Several conclusions can be drawn from the outcomes of the present study. First, despotic leadership is an antecedent of employee turnover intention at higher education institutions in China. Second, a toxic workplace environment is also a predictor of employee turnover intention. Third, cognitive distraction also predicts employee turnover intention. Fourth, a toxic workplace environment positively mediates the relationship between despotic leadership and employee turnover intention. Fifth, cognitive distraction amplifies the effects of despotic leadership on employee turnover intention. Finally, the relationship between despotic leadership and employee turnover intention is prevalent in Chinese academic institutions, as reported in different organizational sectors in previous studies.

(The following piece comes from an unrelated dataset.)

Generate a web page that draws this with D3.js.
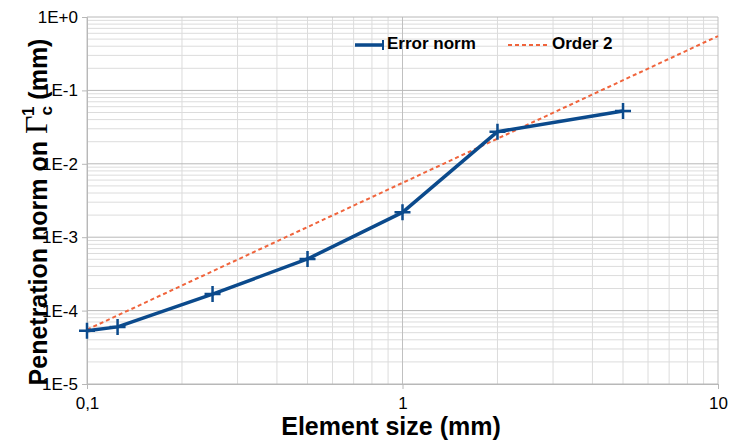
<!DOCTYPE html>
<html>
<head>
<meta charset="utf-8">
<script src="https://cdn.jsdelivr.net/npm/d3@7"></script>
<style>
  body { margin: 0; background: #fff; }
  text { font-family: "Liberation Sans", Arial, sans-serif; }
</style>
</head>
<body>
<svg width="731" height="441"></svg>
<script>
// data
const elemSize = [0.1, 0.125, 0.25, 0.5, 1, 2, 5];
const errorNorm = [5.3e-5, 6.0e-5, 1.68e-4, 5.05e-4, 2.18e-3, 2.74e-2, 5.24e-2];
const orderX = [0.1, 1, 10];
const order2 = [5.5e-5, 5.5e-3, 0.55];
const xTicks = [0.1, 1, 10];
const xTickLabels = ["0,1", "1", "10"];
const yTicks = [1e-5, 1e-4, 1e-3, 1e-2, 1e-1, 1];
const yTickLabels = ["1E-5", "1E-4", "1E-3", "1E-2", "1E-1", "1E+0"];

const svg = d3.select("svg");
const plotL = 87, plotR = 718, plotT = 17, plotB = 384;

const x = d3.scaleLog().domain([0.1, 10]).range([plotL, plotR]);
const y = d3.scaleLog().domain([1e-5, 1]).range([plotB, plotT]);

// minor grid (2..9 in every decade)
const minorX = [], minorY = [];
for (let d = 0.1; d < 10; d *= 10)
  for (let k = 2; k <= 9; k++) minorX.push(d * k);
for (let d = 1e-5; d < 1; d *= 10)
  for (let k = 2; k <= 9; k++) minorY.push(d * k);

svg.append("g").selectAll("line").data(minorX).join("line")
   .attr("x1", d => x(d)).attr("x2", d => x(d))
   .attr("y1", plotT).attr("y2", plotB)
   .attr("stroke", "#dcdcdc").attr("stroke-width", 1);

svg.append("g").selectAll("line").data(minorY).join("line")
   .attr("x1", plotL).attr("x2", plotR)
   .attr("y1", d => y(d)).attr("y2", d => y(d))
   .attr("stroke", "#dcdcdc").attr("stroke-width", 1);

// major grid
svg.append("g").selectAll("line").data(xTicks).join("line")
   .attr("x1", d => x(d)).attr("x2", d => x(d))
   .attr("y1", plotT).attr("y2", plotB)
   .attr("stroke", "#c0c0c0").attr("stroke-width", 1);

svg.append("g").selectAll("line").data(yTicks).join("line")
   .attr("x1", plotL).attr("x2", plotR)
   .attr("y1", d => y(d)).attr("y2", d => y(d))
   .attr("stroke", "#b8b8b8").attr("stroke-width", 1);

// axes (only labels + small ticks)
const xAxis = svg.append("g")
   .attr("transform", `translate(0,${plotB})`)
   .call(d3.axisBottom(x).tickValues(xTicks)
      .tickFormat((d, i) => xTickLabels[i]).tickSize(5).tickPadding(8));
xAxis.select(".domain").attr("stroke", "#b8b8b8");
xAxis.selectAll(".tick line").attr("stroke", "#b8b8b8");
xAxis.selectAll("text").attr("font-size", "17px").attr("fill", "#000")
   .attr("font-family", "Liberation Sans, Arial, sans-serif");

const yAxis = svg.append("g")
   .attr("transform", `translate(${plotL},0)`)
   .call(d3.axisLeft(y).tickValues(yTicks)
      .tickFormat((d, i) => yTickLabels[i]).tickSize(5).tickPadding(4));
yAxis.select(".domain").attr("stroke", "#b8b8b8");
yAxis.selectAll(".tick line").attr("stroke", "#b8b8b8");
yAxis.selectAll("text").attr("font-size", "17px").attr("fill", "#000")
   .attr("font-family", "Liberation Sans, Arial, sans-serif");

// order 2 reference line
const line = d3.line().x(d => x(d[0])).y(d => y(d[1]));
svg.append("path")
   .attr("d", line(orderX.map((v, i) => [v, order2[i]])))
   .attr("fill", "none")
   .attr("stroke", "#f0643c")
   .attr("stroke-width", 2)
   .attr("stroke-dasharray", "4,3");

// error norm series
const errData = elemSize.map((v, i) => [v, errorNorm[i]]);
svg.append("path")
   .attr("d", line(errData))
   .attr("fill", "none")
   .attr("stroke", "#0b4a8c")
   .attr("stroke-width", 3.5)
   .attr("stroke-linejoin", "round");

svg.append("g").selectAll("path").data(errData).join("path")
   .attr("d", d => `M${x(d[0]) - 8},${y(d[1])}h16M${x(d[0])},${y(d[1]) - 8}v16`)
   .attr("stroke", "#0b4a8c")
   .attr("stroke-width", 2.5);

// legend
svg.append("line")
   .attr("x1", 355).attr("x2", 384).attr("y1", 45).attr("y2", 45)
   .attr("stroke", "#0b4a8c").attr("stroke-width", 3.5);
svg.append("line")
   .attr("x1", 383).attr("x2", 383).attr("y1", 40).attr("y2", 50)
   .attr("stroke", "#0b4a8c").attr("stroke-width", 2);
svg.append("text")
   .attr("x", 387).attr("y", 49)
   .attr("font-size", "17px").attr("font-weight", "bold")
   .text("Error norm");

svg.append("line")
   .attr("x1", 508).attr("x2", 548).attr("y1", 45).attr("y2", 45)
   .attr("stroke", "#f0643c").attr("stroke-width", 2)
   .attr("stroke-dasharray", "4,3");
svg.append("text")
   .attr("x", 552).attr("y", 49)
   .attr("font-size", "17px").attr("font-weight", "bold")
   .text("Order 2");

// axis titles
svg.append("text")
   .attr("x", 391).attr("y", 435)
   .attr("text-anchor", "middle")
   .attr("font-size", "25px").attr("font-weight", "bold")
   .text("Element size (mm)");

const yTitle = svg.append("text")
   .attr("transform", "translate(47,212) rotate(-90)")
   .attr("text-anchor", "middle")
   .attr("font-size", "25px").attr("font-weight", "bold");
yTitle.append("tspan").text("Penetration norm on ");
yTitle.append("tspan")
   .attr("font-family", "Liberation Serif, Times New Roman, serif")
   .attr("font-size", "32px").attr("font-weight", "normal")
   .text("Γ");
yTitle.append("tspan").attr("font-size", "17px").attr("dy", 5).text("c");
yTitle.append("tspan").attr("font-size", "17px").attr("dx", -10).attr("dy", -18).text("1");
yTitle.append("tspan").attr("dy", 13).text(" (mm)");
</script>
</body>
</html>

Limitations and Future Research
The current study contains limitations that may affect interpretation of the findings and generalizations. First, it was conducted entirely in the Chinese academic context and based on the responses of personnel working in Chinese higher education institutions, a factor that limits the interpretation and applicability of its conclusions. Empirical evidence from other countries may validate the results of the present study. Furthermore, the data were collected from teachers from only four faculties (life sciences, social sciences, business sciences, and applied sciences). Employees in other faculties and non-teaching employees were not included in the sample. It is also a limitation of the study that semi-structured interviews were not conducted to further explore the depths of the phenomenon. A mixed methods approach may validate the results of the study. It was a cross-sectional study. A longitudinal research design would have documented both employee turnover intention and turnover behavior. Future research may incorporate the responses of such individuals for more interesting and useful findings. Finally, future research may investigate the relationship between despotic leadership and employee well-being, with both petty tyranny and cognitive distraction functioning as mediators. It would also be interesting to see the relationship between leadership, the work environment, and employee performance contribute to creating a guide to good practices in the field.